Sunday, 20 April 2014

Small Farming – Alpacas

Alpacas were domesticated in South America for wool.  Alpaca wool is highly valued for its range of natural color, its texture and feel, and its insulating qualities.  Despite the value of the textile, Australian small farming of alpacas is at risk.


A family group consists of an alpha male, females and crias (babies).

Alpacas are curious animals – able to unsettle smaller predators, like foxes, by mobbing them.  They are used successfully as guardian animals in flocks of sheep to help protect lambing ewes – or simply in the home paddock to protect a chicken run (although they stand little chance against wild dogs or dingos).



Early attempts to import Alpacas into the Australian colonies were frustrated by export bans and mismanagement of the first flock.  Importation recommenced in the 1990s with numbers now well established and exceeding 100,000 animals.

While alpacas are generally submissive, unweathered males can become aggressive, and can do damage with fast repetitive kicks from back legs.  Aggression is usually directed at other males.  An ordinary flock consists of an alpha male, a number of females and crias (babies). 

Alpacas are ideally suited to the high plains and mountains of the Molonglo.
Alpacas are ideally suited to the Molonglo High Plains.  They survive well on both native and introduced grasses, have low susceptibility to diseases and infections faced by other introduced animals, have a very low impact on soft soils of the region (creating little or no erosion) and require no shelters beyond shade trees.  They remain comfortable in snow, rain or dry conditions.  They do not require special fencing – and are highly territorial.   

They can be run at about the same rate as sheep – although a pregnant or lactating female will require access to additional feed (up to the equivalent of 2DSE).   

Alpacas produce between 1-3kgs of wool annually.  Only the better wool (the ‘saddle’) is sold – which can reduce the effective yield by half to .5 – 1.5 kg per animal per season.  This compares relatively unfavorably with the yield from sheep.


So, why is the small farming future of Alpacas at risk?

While the cost of running an alpacas is limited to the costs of annual shearing (which generally includes clipping toe nails as well) – at about $20 per animal - the price gained from the sale of wool does not meet the cost of shearing.
Shearing requires special handling and expertise.  Here the animal is strapped to a mobile frame.


Alpacas might be farmed for a number of reasons.
  • Alpacas attract significant prices.  The market here is speculative, and prices sought and paid still are far in excess of the economic value of the animals (even though the resale market has seen prices fall steadily).
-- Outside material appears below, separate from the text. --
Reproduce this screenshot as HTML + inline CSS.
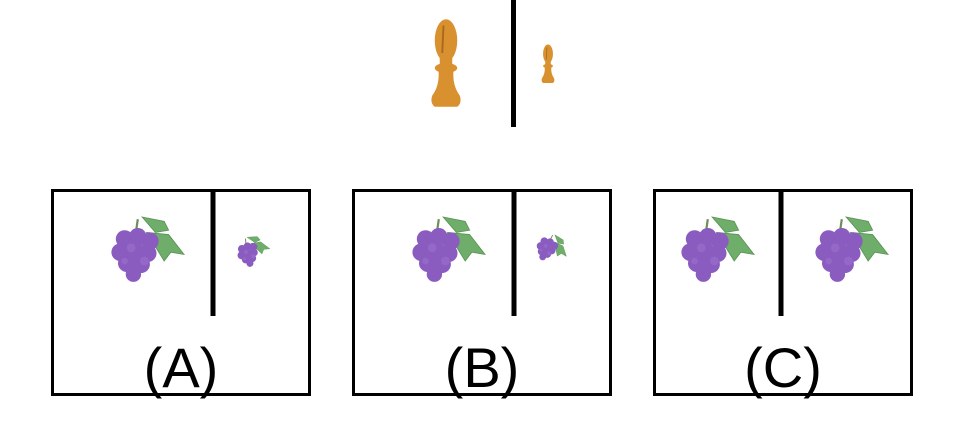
<!DOCTYPE html>
<html><head><meta charset="utf-8"><style>
html,body{margin:0;padding:0;background:#fff;}
svg{display:block;}
text{font-family:"Liberation Sans",sans-serif;}
</style></head><body>
<svg width="963" height="446" viewBox="0 0 963 446">
<defs>
<g id="grape">
  <g fill="#6fae6a" stroke="#5a9456" stroke-width="0.8">
    <polygon points="2,-30 22,-26 26,-18 14,-16"/>
    <polygon points="6,-16 26,-14 40,4 28,2 22,10"/>
  </g>
  <line x1="-2" y1="-28" x2="-4" y2="-14" stroke="#6b8f55" stroke-width="2"/>
  <g fill="#8a5cc0">
    <circle cx="-14" cy="-10" r="8"/><circle cx="-2" cy="-12" r="8"/><circle cx="9" cy="-8" r="8"/>
    <circle cx="-18" cy="2" r="8"/><circle cx="-6" cy="0" r="9"/><circle cx="7" cy="3" r="8"/>
    <circle cx="-12" cy="12" r="8"/><circle cx="1" cy="13" r="8"/>
    <circle cx="-6" cy="22" r="7"/>
  </g>
  <g fill="#9b70cc" opacity="0.6">
    <circle cx="-8" cy="-2" r="4"/><circle cx="4" cy="10" r="4"/><circle cx="-14" cy="10" r="3"/>
  </g>
</g>
<g id="pawn" fill="#d9912f">
  <ellipse cx="0" cy="-22" rx="9" ry="17"/>
  <rect x="-5" y="-8" width="10" height="8"/>
  <ellipse cx="0" cy="0" rx="9" ry="4"/>
  <path d="M-6,2 Q-5,14 -11,22 Q-13,28 -9,31 L9,31 Q13,28 11,22 Q5,14 6,2 Z"/>
  <line x1="-2" y1="-34" x2="-3" y2="-12" stroke="#a8681e" stroke-width="1.5"/>
</g>
</defs>

<rect x="511" y="0" width="5" height="127" fill="#000"/>
<use href="#pawn" transform="translate(446,68) scale(1.25)"/>
<use href="#pawn" transform="translate(548,66) scale(0.55)"/>

<g>
  <rect x="52.5" y="190.5" width="257" height="204" fill="none" stroke="#000" stroke-width="3"/>
  <rect x="210.5" y="189" width="5" height="127" fill="#000"/>
  <use href="#grape" transform="translate(140,250) scale(1.1)"/>
  <use href="#grape" transform="translate(250,252) scale(0.5) rotate(-15)"/>
  <text x="181" y="387" font-size="56" text-anchor="middle">(A)</text>
</g>
<g>
  <rect x="353.5" y="190.5" width="257" height="204" fill="none" stroke="#000" stroke-width="3"/>
  <rect x="511.5" y="189" width="5" height="127" fill="#000"/>
  <use href="#grape" transform="translate(441,250) scale(1.1)"/>
  <use href="#grape" transform="translate(549,248) scale(0.48) rotate(20)"/>
  <text x="482" y="387" font-size="56" text-anchor="middle">(B)</text>
</g>
<g>
  <rect x="654.5" y="190.5" width="257" height="204" fill="none" stroke="#000" stroke-width="3"/>
  <rect x="778.5" y="189" width="5" height="127" fill="#000"/>
  <use href="#grape" transform="translate(710,250) scale(1.1)"/>
  <use href="#grape" transform="translate(844,250) scale(1.1)"/>
  <text x="783" y="387" font-size="56" text-anchor="middle">(C)</text>
</g>
</svg>
</body></html>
Alpacas have been suggested as a possible meat source – but given the high resale value of the animals this is not a viable option.
  • Alpacas are a utility animal - they add value to other small farming activities.  The immediate utility  value of alpacas lie specifically through their guardian tendency.  They are also a boon to the home garden because they produce great slow-release fertilizer pellets which can be directly added to vegetable gardens (which they drop in specific locations for easy collection). 
  • An organised and reliable wool market has emerged in Australia through the Australian Alpaca Fleece Limited Company – as with sheep, higher prices are commanded by low micron clean wool.  Prices on fleeces can be obtained from the Company’s site at http://www.aafl.com.au/fleece-general-information.php
  • Wool can be stockpiled or spun (with or without a variety of other textiles such as cotton or sheep wool).  Spun wool can be readily sold at a range of prices up to 20 times the value of unspun wool – and is keenly sought for home use.  Scarves and clothing made from alpaca wool command high prices – up to 100 times the value of the unspun wool.

Simply put, the economics of the market are threatening the rational economic use of this animal.  The structure of the private market which has emerged is extremely poor – with a significant disconnect between the price for producers and value added goods. This disconnect is threatening the viability of the industry - many farmers are starting to stockpile or simply destroy the wool.

Perhaps the answer may be in small vertically integrated cottage based industries, producing high value good for retail sale.  Significant economic returns would be a possibility.  Although labor intensive, there is significant potential for a market to develop here - perhaps in conjunction with tourist or other service-based activities.